Tracking Time: Eye-Opening Insights Into Productivity
September 28, 2015
Here at the haus, we are always looking for ways to improve our systems internally and better improve the services that we provide to our clients. In an effort to streamline many of our internal processes and procedures, we recently conducted an internal audit of how employees were spending their time in order to identify strengths, pain points, and areas of improvement or potential bottlenecks that could be keeping us from performing at our optimum potential.
While we are still pouring over the data internally to better find out what the figures mean for us, there is still no shortage of enthusiasm about a project that proved to be simultaneously painless and incredibly eye-opening. Below, we’ll go over the methodology and data analysis for a project like this, along with some key takeaways from the project.
This all came about when managers were discussing some of the best possible ways to improve our product, additional steps to make part of our process, and the additional team members that would be necessary to accomplish our goals. While these goals were relatively flexible, we unearthed one major caveat–namely that we didn’t have enough information on how these items would actually improve efficiency, because we weren’t exactly sure how time was being used on both a macro and micro level.
In order to take a look at how team members spent most of their day, we did the following:
Start with the Job Description
We identified key areas that we found to be important components of the job description. These included things like email and phone correspondence, keyword research and competitor analysis, reporting, troubleshooting, development, content creation, and more. Our final list looked something like this:
Scheduling and Assigning Content
Technical / Development Projects
Technical / Working with Developers
Technical / Optimization
Technical / Link Audits
Technical / Site Audits
Technical / Crawl Errors, 404s & Redirects, etc.
These represented key categories that could potentially illuminate how members of our SEO team could be working to serve their clientele. From email and phone correspondence, to more technical considerations like link audits, site audits, and crawl errors, there is a considerable amount of flexibility required in order to successfully complete the job.
There were several other important components of the job that we felt could have been included, but this represented a key list of core responsibilities that seemed to best encapsulate what each member of our team should be working on at a given time.
Creating A Google Form
In order to capture this kind of information, we needed to find a way to be as seamless and as least invasive as possible. A form, rather than a spreadsheet, email, document, or project management system, offers the flexibility of a push-button submission. This seemed to reduce friction in the collection process, and ensured that responses remained consistent across the entire staff–a critically important factor if you want to analyze data from a top-level perspective.
We collected data over the course of period of two weeks. This allowed us to capture both the reporting side of the workload as well as the more technical and creative spaces within which we work. By limiting the data collection to two weeks, we got a significant enough response rate to notice some major trends without having to wait too long to uncover some of the results.
Once we got the data back, it was definitely a challenge to find the best ways to pick apart data from such a large number of employees in a way that effectively gave a top-level vision of how time was being used across the categories above.

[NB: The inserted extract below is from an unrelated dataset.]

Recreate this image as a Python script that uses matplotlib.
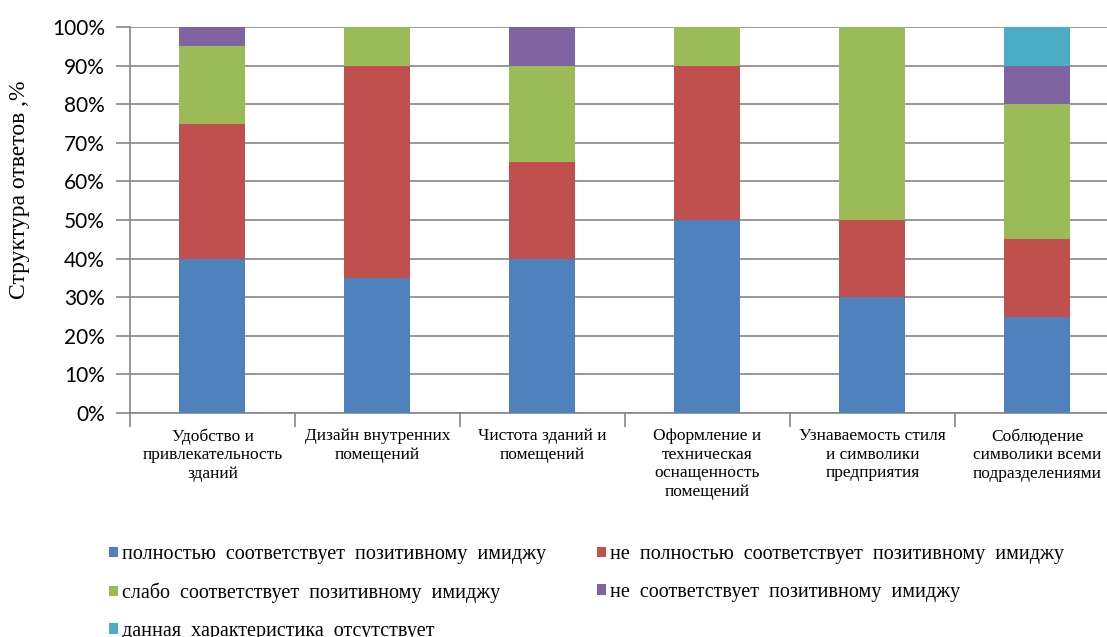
import matplotlib.pyplot as plt
import numpy as np

# Структура ответов по каждому критерию, %
categories = [
    "Удобство и\nпривлекательность\nзданий",
    "Дизайн внутренних\nпомещений",
    "Чистота зданий и\nпомещений",
    "Оформление и\nтехническая\nоснащенность\nпомещений",
    "Узнаваемость стиля\nи символики\nпредприятия",
    "Соблюдение\nсимволики всеми\nподразделениями",
]
full = [40, 35, 40, 50, 30, 25]
not_full = [35, 55, 25, 40, 20, 20]
weak = [20, 10, 25, 10, 50, 35]
none_ = [5, 0, 10, 0, 0, 10]
absent = [0, 0, 0, 0, 0, 10]

series = [full, not_full, weak, none_, absent]
labels = [
    "полностью  соответствует  позитивному  имиджу",
    "не  полностью  соответствует  позитивному  имиджу",
    "слабо  соответствует  позитивному  имиджу",
    "не  соответствует  позитивному  имиджу",
    "данная  характеристика  отсутствует",
]
colors = ["#4F81BD", "#C0504D", "#9BBB59", "#8064A2", "#4BACC6"]
yticks = [0, 10, 20, 30, 40, 50, 60, 70, 80, 90, 100]

fig = plt.figure(figsize=(11.07, 6.37), dpi=100)
ax = fig.add_axes([130 / 1107, 1 - 413 / 637, 990 / 1107, 386 / 637])

x = np.arange(len(categories))
bottom = np.zeros(len(categories))
handles = []
for vals, lab, col in zip(series, labels, colors):
    b = ax.bar(x, vals, width=0.4, bottom=bottom, color=col, label=lab, zorder=3)
    handles.append(b)
    bottom += np.array(vals)

ax.set_xlim(-0.5, len(categories) - 0.5)
ax.set_ylim(0, 100)
ax.set_yticks(yticks)
ax.set_yticklabels([f"{v}%" for v in yticks], fontfamily="Lato", fontsize=15)
ax.yaxis.grid(True, color="#868686", linewidth=1.2, zorder=0)
ax.tick_params(axis="y", length=10, width=1.2, color="#868686", pad=8)

# category boundaries as x ticks
ax.set_xticks(np.arange(-0.5, len(categories), 1.0))
ax.set_xticklabels([])
ax.tick_params(axis="x", length=10, width=1.2, color="#868686")
for i, c in enumerate(categories):
    ax.text(i, -4, c, ha="center", va="top", fontsize=12.5,
            fontfamily="Liberation Serif", linespacing=1.2)

for s in ["top", "right"]:
    ax.spines[s].set_visible(False)
for s in ["left", "bottom"]:
    ax.spines[s].set_color("#868686")
    ax.spines[s].set_linewidth(1.2)

fig.text(20 / 1107, 1 - 190 / 637, "Структура ответов ,%", rotation=90,
         ha="center", va="center", fontsize=17, fontfamily="Liberation Serif")

order = [0, 2, 4, 1, 3]
leg = fig.legend([handles[i] for i in order], [labels[i] for i in order],
                 loc="upper left", bbox_to_anchor=(95 / 1107, 1 - 531 / 637),
                 ncol=2, frameon=False, handlelength=0.45, handleheight=0.45,
                 handletextpad=0.2, labelspacing=0.92, columnspacing=2.5,
                 borderpad=0.2, prop={"family": "Liberation Serif", "size": 14.5})

fig.savefig("out.png", dpi=100)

Some key factors to keep in mind:
Days Will Be Different
Some days will be different than others, and in this case, this was incredibly noticeable. There were several categories which many employees would not fill each individual day, as they would devote say, more time to technical concerns near the end of the week and more time to client communication and research near the beginning of the week. As a result, it was important to keep this in mind when looking at the big numbers; since certain team members simply didn’t do certain activities, it was important to keep this in mind when putting together the big report. Using Google Sheets and the COUNTBLANK function within Excel/Google Sheets, we were able to identify the amount of participants per category.
Looking at averages, to me, seemed the best way to ascertain major systemic changes that we could make. While looking at the total hours reported may provide good insights from a data sample, the idea was also to compare these against averages for each category to ensure that there were no alarming irregularities.
By looking at the total number of respondents per category in tandem with the total number of hours spent per category, we were able to obtain a better average and make adjustments to the final percentage numbers based on the number of respondents.
As stated, while we’re still getting used to what story the data tells, some facts were incredibly alarming and are already affecting change within the haus. For instance, an automated product was taking just as much time as its manual counterpart, leaving the switch back to a manually-generated, but more custom, flexible reporting interface will help.
Alternatively, we were able to realize some areas that we had initially expected to be major pain points shouldn’t be as much of a concern. For instance, while link audits always seem to take a significant amount of time, such a low number of people regularly engaged with a full-blown link audit that it was not as significant of a time drain that we once thought. Similarly, while an automated reporting system was brought in to help streamline the process, the fact that the same amount of time went in to both automated reporting and manual reporting shifted the conversation on a more automated workflow.
This was a great, eye-opening exercise! We look forward to sharing some of the results with you — but first, we need to take a closer look at actionable steps to improve work life in the Haus.